Выбрать главу

Кормушки и клозеты

Патинко – игра коллективная и индивидуальная. Аппараты выстроены длинными рядами; каждый стоящий у табло играет за себя, не глядя на соседа, хотя стоят они локоть к локтю. Слышен лишь звук проталкиваемых шариков (в очень быстром темпе); зал напоминает улей или цех; игроки похожи на заводских рабочих. В зале царит атмосфера усердного и прилежного труда; ничего общего с лениво-развязным, манерным поведением и театральной праздностью наших западных игроков, которые толпятся у электрических бильярдов, намеренно разыгрывая перед всеми роль всезнающего и искушенного бога. Что касается искусства самой игры, тут тоже есть разница. Для западного игрока смысл заключается в том, чтобы после заброса шарика постепенно влиять на траекторию его падения (посредством ударов); для японского же игрока всё решается посылочным ударом, всё зависит от силы, идущей от локтя к рычагу; движение пальцев мгновенно и бесповоротно, в нем и заключается талант игрока, который может воздействовать на случай только в начале; точнее: движение шарика лишь слегка сдерживается или ускоряется (но никоим образом не управляется) рукой игрока, который единым жестом толкает и следит; эта рука подобна руке художника (японского), для которого черта (графическая) – «контролируемый случай». Одним словом, Патинко в своей механике воспроизводит сам принцип живописи alla prima, которая требует, чтобы линия прочерчивалась единым движением, раз и навсегда, с учетом особенностей бумаги и туши, и без возможности исправить; так и брошенный шарик не может смещаться (грубо воздействовать на автомат, как это делают наши западные мошенники, немыслимо): путь шарика предопределен единым броском, подобным вспышке.
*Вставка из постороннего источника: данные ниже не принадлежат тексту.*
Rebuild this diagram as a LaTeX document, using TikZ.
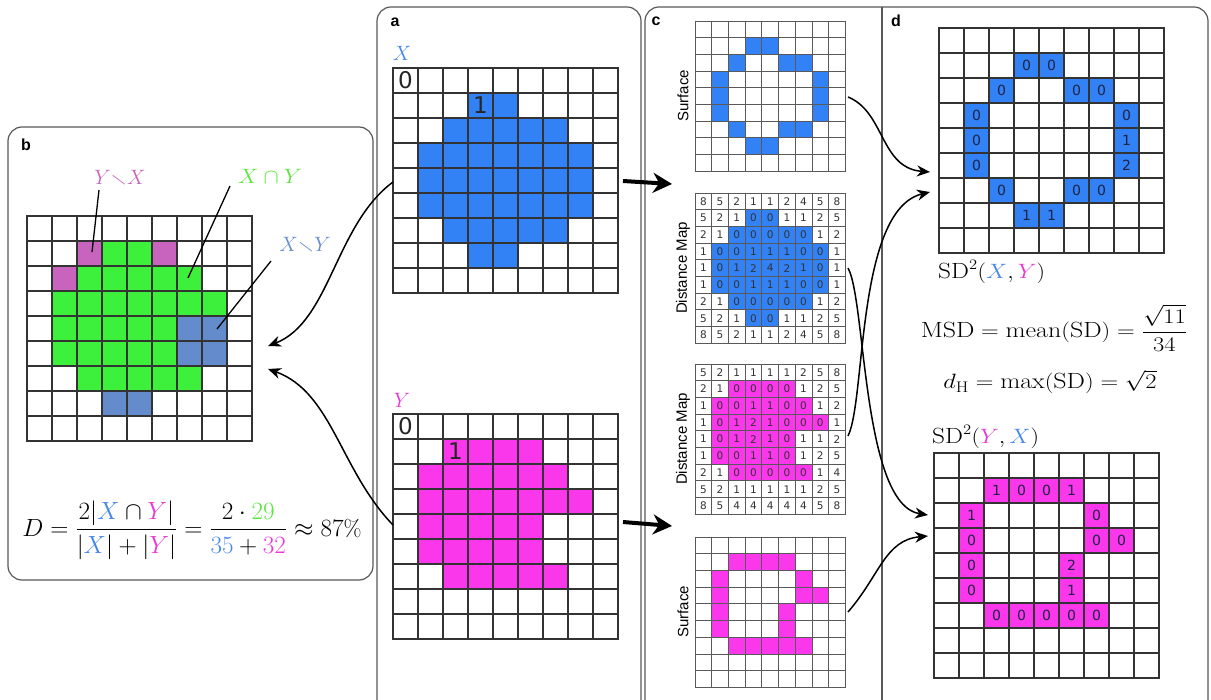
\documentclass[tikz,border=0pt]{standalone}
\usepackage{amsmath,amssymb}
\usepackage{fontspec}
\setsansfont{Liberation Sans}
\newfontfamily\digitfont{DejaVu Sans}
\usetikzlibrary{arrows.meta}
\definecolor{xfill}{RGB}{50,130,245}
\definecolor{yfill}{RGB}{250,55,235}
\definecolor{gfill}{RGB}{60,240,60}
\definecolor{ydiff}{RGB}{200,100,190}
\definecolor{xdiff}{RGB}{100,140,205}
\definecolor{xtext}{RGB}{70,135,235}
\definecolor{ytext}{RGB}{235,55,215}
\definecolor{gtext}{RGB}{90,230,60}
\definecolor{numcol}{RGB}{30,35,70}
\newcommand{\spanfill}[5]{%
  \foreach \rr/\ca/\cb in {#5} {\fill[#4] ({#1+\ca*#3},{#2+\rr*#3}) rectangle ({#1+(\cb+1)*#3},{#2+(\rr+1)*#3});}}
\newcommand{\gridnine}[4]{%
  \foreach \ii in {0,...,9} {\draw[#4] ({#1+\ii*#3},#2) -- ({#1+\ii*#3},{#2+9*#3});
    \draw[#4] (#1,{#2+\ii*#3}) -- ({#1+9*#3},{#2+\ii*#3});}}
\newcommand{\valgrid}[5]{%
  \foreach \row [count=\rr from 0] in {#5} {\foreach \vv [count=\cc from 0] in \row {%
    \node[dmnum] (#4-\rr-\cc) at ({#1+(\cc+0.5)*#3},{#2+(\rr+0.5)*#3}) {\vv};}}}
\newcommand{\cellvals}[5]{%
  \foreach \rr/\cc/\vv in {#5} {\node[dnum] (#4-\rr-\cc) at ({#1+(\cc+0.5)*#3},{#2+(\rr+0.5)*#3}) {\vv};}}
\begin{document}
\begin{tikzpicture}[x=1pt,y=-1pt,
  panelbox/.style={draw=black!65, line width=1.2pt, rounded corners=14pt},
  gline/.style={draw=black!80, line width=1.1pt, line cap=rect},
  cline/.style={draw=black!65, line width=0.8pt, line cap=rect},
  plabel/.style={font=\sffamily\bfseries\fontsize{16}{16}\selectfont, inner sep=0},
  sidelabel/.style={font=\sffamily\fontsize{15}{15}\selectfont, rotate=90, inner sep=0},
  mathbig/.style={font=\fontsize{22}{26}\selectfont, inner sep=0},
  setlabel/.style={font=\fontsize{21}{25}\selectfont, inner sep=0},
  bignum/.style={font=\digitfont\fontsize{23}{23}\selectfont, text=black!85, inner sep=0},
  dmnum/.style={font=\digitfont\fontsize{10.5}{10.5}\selectfont, text=black!80, inner sep=0},
  dnum/.style={font=\digitfont\fontsize{14}{14}\selectfont, text=numcol, inner sep=0},
  curvearrow/.style={draw=black, line width=1.5pt, -{Stealth[length=13pt,width=11pt]}},
  thickarrow/.style={draw=black, line width=4pt, -{Stealth[length=19pt,width=20pt]}},
  leader/.style={draw=black, line width=1.3pt}]
\useasboundingbox (0,0) rectangle (1211,700);
\clip (0,0) rectangle (1211,700);
\fill[white] (0,0) rectangle (1211,700);
% panel boxes
\draw[panelbox] (8,127) rectangle (373,580);
\draw[panelbox] (377,7) rectangle (641,730);
\draw[panelbox] (645,7) rectangle (1208,730);
\draw[draw=black!65, line width=1.2pt] (882,7) -- (882,700);
\node[plabel] (la) at (395,22) {a};
\node[plabel] (lb) at (26,145) {b};
\node[plabel] (lc) at (656,21) {c};
\node[plabel] (ld) at (896,21) {d};
% ---------- panel a ----------
\node[mathbig, text=xtext] (labX) at (402,53) {$X$};
\spanfill{393}{68}{25}{xfill}{1/3/4, 2/2/6, 3/1/7, 4/1/7, 5/1/7, 6/2/6, 7/3/4}
\gridnine{393}{68}{25}{gline}
\node[bignum] (x0) at (405.5,80.5) {0};
\node[bignum] (x1) at (480.5,105.5) {1};
\node[mathbig, text=ytext] (labY) at (402,400) {$Y$};
\spanfill{393}{414}{25}{yfill}{1/2/5, 2/1/6, 3/1/7, 4/1/5, 5/1/5, 6/2/6}
\gridnine{393}{414}{25}{gline}
\node[bignum] (y0) at (405.5,426.5) {0};
\node[bignum] (y1) at (455.5,451.5) {1};
% ---------- panel b ----------
\spanfill{27}{216}{25}{gfill}{1/3/4, 2/2/6, 3/1/7, 4/1/5, 5/1/5, 6/2/6}
\spanfill{27}{216}{25}{ydiff}{1/2/2, 1/5/5, 2/1/1}
\spanfill{27}{216}{25}{xdiff}{4/6/7, 5/6/7, 7/3/4}
\gridnine{27}{216}{25}{gline}
\node[setlabel, text=ydiff] (lYX) at (120,178) {$Y{\smallsetminus}X$};
\node[setlabel, text=gtext, xscale=1.1] (lXY) at (270,176) {$X\cap Y$};
\node[setlabel, text=xdiff] (lXmY) at (305,245) {$X{\smallsetminus}Y$};
\coordinate (pYX) at (92,252);
\coordinate (pXY) at (188,278);
\coordinate (pXmY) at (217,329);
\draw[leader] (99,190) -- (pYX);
\draw[leader] (230,186) -- (pXY);
\draw[leader] (271,261) -- (pXmY);
\node[mathbig, font=\fontsize{23}{27}\selectfont, xscale=1.01] (dform) at (192,530) {$D=\dfrac{2|\textcolor{xtext}{X}\cap\textcolor{ytext}{Y}|}{|\textcolor{xtext}{X}|+|\textcolor{ytext}{Y}|}=\dfrac{2\cdot\textcolor{gtext}{29}}{\textcolor{xtext}{35}+\textcolor{ytext}{32}}\approx 87\%$};
% arrows a -> b
\coordinate (xgw) at (393,182);
\coordinate (ygw) at (393,525);
\coordinate (bin1) at (268,346);
\coordinate (bin2) at (268,369);
\draw[curvearrow] (xgw) .. controls (335,225) and (330,322) .. (bin1);
\draw[curvearrow] (ygw) .. controls (340,470) and (332,392) .. (bin2);
% thick arrows a -> c
\coordinate (ta1) at (623,181);
\coordinate (tb1) at (672,184);
\coordinate (ta2) at (623,522);
\coordinate (tb2) at (672,526);
\draw[thickarrow] (ta1) -- (tb1);
\draw[thickarrow] (ta2) -- (tb2);
% ---------- panel c ----------
\spanfill{695}{21}{16.7}{xfill}{1/3/4, 2/2/2, 2/5/6, 3/1/1, 3/7/7, 4/1/1, 4/7/7, 5/1/1, 5/7/7, 6/2/2, 6/5/6, 7/3/4}
\gridnine{695}{21}{16.7}{cline}
\node[sidelabel] (ls1) at (683,96) {Surface};
\spanfill{695}{193}{16.7}{xfill}{1/3/4, 2/2/6, 3/1/7, 4/1/7, 5/1/7, 6/2/6, 7/3/4}
\gridnine{695}{193}{16.7}{cline}
\valgrid{695}{193}{16.7}{dmx}{{8,5,2,1,1,2,4,5,8},{5,2,1,0,0,1,1,2,5},{2,1,0,0,0,0,0,1,2},{1,0,0,1,1,1,0,0,1},{1,0,1,2,4,2,1,0,1},{1,0,0,1,1,1,0,0,1},{2,1,0,0,0,0,0,1,2},{5,2,1,0,0,1,1,2,5},{8,5,2,1,1,2,4,5,8}}
\node[sidelabel] (ld1) at (683,268) {Distance Map};
\spanfill{695}{364}{16.7}{yfill}{1/2/5, 2/1/6, 3/1/7, 4/1/5, 5/1/5, 6/2/6}
\gridnine{695}{364}{16.7}{cline}
\valgrid{695}{364}{16.7}{dmy}{{5,2,1,1,1,1,2,5,8},{2,1,0,0,0,0,1,2,5},{1,0,0,1,1,0,0,1,2},{1,0,1,2,1,0,0,0,1},{1,0,1,2,1,0,1,1,2},{1,0,0,1,1,0,1,2,5},{2,1,0,0,0,0,0,1,4},{5,2,1,1,1,1,1,2,5},{8,5,4,4,4,4,4,5,8}}
\node[sidelabel] (ld2) at (683,439) {Distance Map};
\spanfill{695}{537}{16.7}{yfill}{1/2/5, 2/1/1, 2/6/6, 3/1/1, 3/6/7, 4/1/1, 4/5/5, 5/1/1, 5/5/5, 6/2/6}
\gridnine{695}{537}{16.7}{cline}
\node[sidelabel] (ls2) at (683,612) {Surface};
% ---------- panel d ----------
\spanfill{939}{28}{25}{xfill}{1/3/4, 2/2/2, 2/5/6, 3/1/1, 3/7/7, 4/1/1, 4/7/7, 5/1/1, 5/7/7, 6/2/2, 6/5/6, 7/3/4}
\gridnine{939}{28}{25}{gline}
\cellvals{939}{28}{25}{dt}{1/3/0,1/4/0,2/2/0,2/5/0,2/6/0,3/1/0,3/7/0,4/1/0,4/7/1,5/1/0,5/7/2,6/2/0,6/5/0,6/6/0,7/3/1,7/4/1}
\node[mathbig, anchor=west, xscale=1.15] (sdxy) at (938,272) {$\mathrm{SD}^2(\textcolor{xtext}{X},\textcolor{ytext}{Y})$};
\node[mathbig, xscale=1.18] (msd) at (1054,328) {$\mathrm{MSD}=\mathrm{mean}(\mathrm{SD})=\dfrac{\sqrt{11}}{34}$};
\node[mathbig, xscale=1.18] (dh) at (1050,382) {$d_{\mathrm{H}}=\max(\mathrm{SD})=\sqrt{2}$};
\node[mathbig, anchor=west, xscale=1.15] (sdyx) at (932,437) {$\mathrm{SD}^2(\textcolor{ytext}{Y},\textcolor{xtext}{X})$};
\spanfill{934}{453}{25}{yfill}{1/2/5, 2/1/1, 2/6/6, 3/1/1, 3/6/7, 4/1/1, 4/5/5, 5/1/1, 5/5/5, 6/2/6}
\gridnine{934}{453}{25}{gline}
\cellvals{934}{453}{25}{db}{1/2/1,1/3/0,1/4/0,1/5/1,2/1/1,2/6/0,3/1/0,3/6/0,3/7/0,4/1/0,4/5/2,5/1/0,5/5/1,6/2/0,6/3/0,6/4/0,6/5/0,6/6/0}
% arrows c -> d
\coordinate (sxe) at (848,97);
\coordinate (dxe) at (848,268);
\coordinate (dye) at (848,436);
\coordinate (sye) at (848,612);
\coordinate (dtin1) at (930,172);
\coordinate (dtin2) at (930,192);
\coordinate (dbin1) at (928,515);
\coordinate (dbin2) at (928,536);
\draw[curvearrow] (sxe) .. controls (885,112) and (880,168) .. (dtin1);
\draw[curvearrow] (dye) .. controls (866,400) and (856,210) .. (dtin2);
\draw[curvearrow] (dxe) .. controls (866,300) and (862,505) .. (dbin1);
\draw[curvearrow] (sye) .. controls (880,575) and (885,540) .. (dbin2);
\end{tikzpicture}
\end{document}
Для чего необходимо это искусство? Для того, чтобы регулировать цепь питания. На западе машина символически воспроизводит проникновение: речь о том, чтобы одним метким ударом завладеть подмигивающей красоткой на табло. В Патинко – никакого секса (вообще в Японии – в той стране, которую я называю Японией, – сексуальность присутствует в сексе, а не где – либо еще; в Соединенных Штатах, наоборот, – сексуальность повсюду, но только не в самом сексе). Здесь аппараты – кормушки, выстроенные рядами; игрок ловким движением, повторяющимся в таком быстром темпе, что оно кажется непрерывным, питает машину шариками, будто гуся откармливает; иногда c перекормленной машинной случается приступ диареи: всего за несколько йен игрок как бы символически оказывается осыпан золотом. Отсюда понятна вся серьезность игры: на прижимистость капитала и искусственную задержку зарплат она отвечает волшебным потоком блестящих шариков, внезапно наполняющих руки игрока.

Центр города, пустота центра

Говорят, что города с прямоугольной планировкой (такие, как Лос-Анджелес, например) порождают глубинную тревогу, ибо нарушают в нас кинестезическое ощущение, связанное с пространством города, – ощущение, требующее, чтобы в этом пространстве был центр, некое заполненное место, о котором мечтают, куда и откуда выбираются – одним словом, по отношению к которому изобретают себя. В силу множества причин (исторических, экономических, религиозных, военных) Запад был слишком уж верен этому закону: здесь все города имеют концентрическое строение; кроме того, сообразно с движением самой западной метафизики, для которой всякий центр является местом истины, центр наших городов всегда заполнен: это знаковое место, где собраны воедино все завоевания цивилизации: духовность (с ее храмами), власть (с ее кабинетами), деньги (с их банками), торговля (с ее магазинами), речь (с ее площадями, кафе и прогулками): «поехать в центр» значит пойти навстречу общественной «истине», причаститься высшей полноте «реальности».

Город – это идеограмма: бесконечный Текст

Город, о котором я говорю (Токио), представляет собой ценнейший парадокс: в нем есть центр, но этот центр пуст. Весь город вращается вокруг места, одновременно безразличного и запретного, оно скрыто зеленью, огорожено рвами с водой и населено императором, которого никогда не видно, – то есть в прямом смысле неизвестно кем. Проворные и шустрые такси день за днем энергично курсируют вокруг этого центра, старательно избегая попадания «в яблочко»: в это сакральное «ничто», в эту видимую форму невидимого, скрытую низким коньком крыши. Таким образом, центр одного из двух наиболее влиятельных городов современности окружен непроницаемым кольцом из стен, воды, крыш и деревьев, он не более чем испарившаяся идея, существующая здесь не для того, чтобы излучать власть, но для того, чтобы обеспечивать всякому городскому движению опору на ее центральную пустоту, обрекая это движение на вечное отклонение и объезд. Так же, говорят нам, разворачивается и пространство воображаемого – посредством возвращения и обращения вокруг пустого субъекта.